Nel segno della complicazione della testimonianza, incontriamo Ingeborg Bachmann. Poeta e scrittrice alta e rigorosa, resta nei pressi dell’irriducibilità stando al passo con la propria storia ma prefigurando l’esperienza come «“processo spirituale” di una creatura in carne e ossa, che vede, sente, pensa, spesso è travolta dagli avvenimenti e dalle emozioni, e parte da sé, nel senso più letterale del termine» (p. 138). Il nocciolo della imperdonabilità sta nella sincronicità tra biografia personale e le tappe significative di un Novecento dilaniato dalla guerra. Circostanza, soprattutto quella della guerra, che Bachmann per prima lesse con responsabilità e fatica ma che, ad ogni modo, la condusse verso la ricerca di un linguaggio che azzerasse l’io come soggetto della letteratura. In questo vuoto del presente, paradossalmente scandito da date e appuntamenti, è la stessa Bachmann ad emergere come tragica figura di inaudita attenzione e generosità. L’insistenza è su quel vedereeloquente che travalica il limite storico e che ne conosce il percorso a ritroso, per dare senso al futuro senza epifanie.
Il volume si chiude con un’altra vetta del pensiero incarnato: Cristina Campo.
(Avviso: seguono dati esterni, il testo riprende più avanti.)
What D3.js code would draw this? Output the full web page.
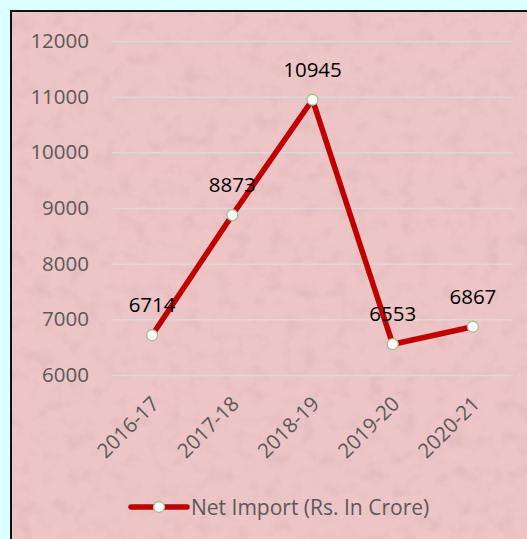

Ella muove dall’idea di «un tempo compiuto, denso di ansia, di pericolo, e anche di miracolo, in cui i secoli precipitano e si accumulano gli uni sugli altri, come grandi macigni di pietra» (p. 166). Quel che accade nel presente sarebbe un male insopportabile se non fosse per il passaggio ad un mondo rovesciato in cui Cristina, come suggerisce Laura Boella, diventa il campo di se stessa. Non per porsi da crocevia alle atrocità della storia ma per mondarsi al punto tale da diventare se stessa. Quella di Campo è stata un’esperienza di interezza e di amore del mondo che la condusse in lande limitrofe all’assolutezza. Il crocicchio del soprasensibile segue la passione della perfezione, di una disciplina della gioia intangibile e tanto desiderata.
Tornando alla domanda iniziale posta da Laura Boella, forse essere imperdonabili, oggi, significa ancora – come per Milena Jesenská, Etty Hillesum, Marina Cvetaeva, Ingeborg Bachmann e Cristina Campo – prestarsi attenzione, nel modo della fedeltà che la genealogia delle imperdonabili ci ha restituito.